Find out how at "Prescribed Fire in Ecological Restoration" from 8:30 a.m. to 4 p.m. Saturday, March 22, at Lost Valley Visitor Center in Glacial Park, Route 31 and Harts Road, Ringwood.

Prescribed burning refers to the use of fire as a management tool, in which managers control the timing and extent of fires to have the maximum ecological benefit at a minimum cost, and to do so while ensuring the safety of the fire crew and the public.

Because most native ecosystems of the Midwest formed under the influence of recurrent fires, prescribed burning is the single most important management tool that a conservation district uses in ecological restoration.

This workshop, run by McHenry County Conservation District restoration ecologist Jeff Murray and McHenry County Conservation District restoration technician Adam Rex, will provide Chicago Wilderness Crew Member Burn Training certification. Part of the class will be outdoors, so dress for the weather. Bring a lunch and something to drink.
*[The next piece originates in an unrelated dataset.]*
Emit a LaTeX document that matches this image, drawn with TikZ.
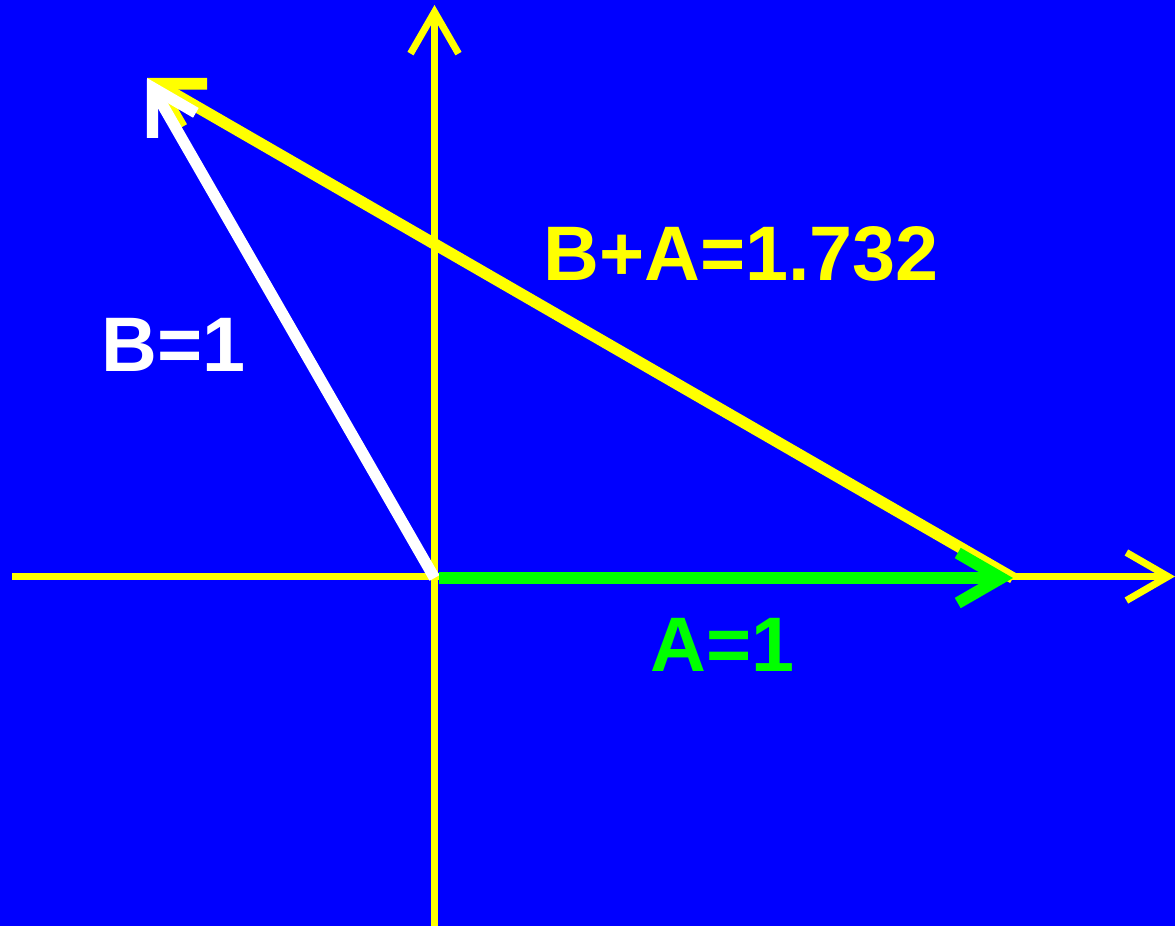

The program is for those ages 14 and older. Registration and fee is required by Thursday, March 20. Fee is $40 for McHenry County residents and $45 for nonresidents. Register online at, by mail and walk-in at Prairieview Education Center, 2112 Behan Road in Crystal Lake, or walk-in only at Lost Valley Visitor Center, Route 31 and Harts Road in Ringwood.

"Prescribed Fire in Ecological Restoration" is part of McHenry County Conservation District's People and Nature Program. The program is designed for private land owners, homeowners, natural areas stewards, and anyone interested in how nature works and how we can work to protect our natural heritage.

Over the course of a year, workshops are offered on the ecology of Illinois landscapes, prescribed burning, controlling weeds, restoring native vegetation, historic land use, tree and plant identification, and geology and soils.

Courses can be taken by themselves in your area of interest or taken as a series to earn an Ecological Restoration certificate.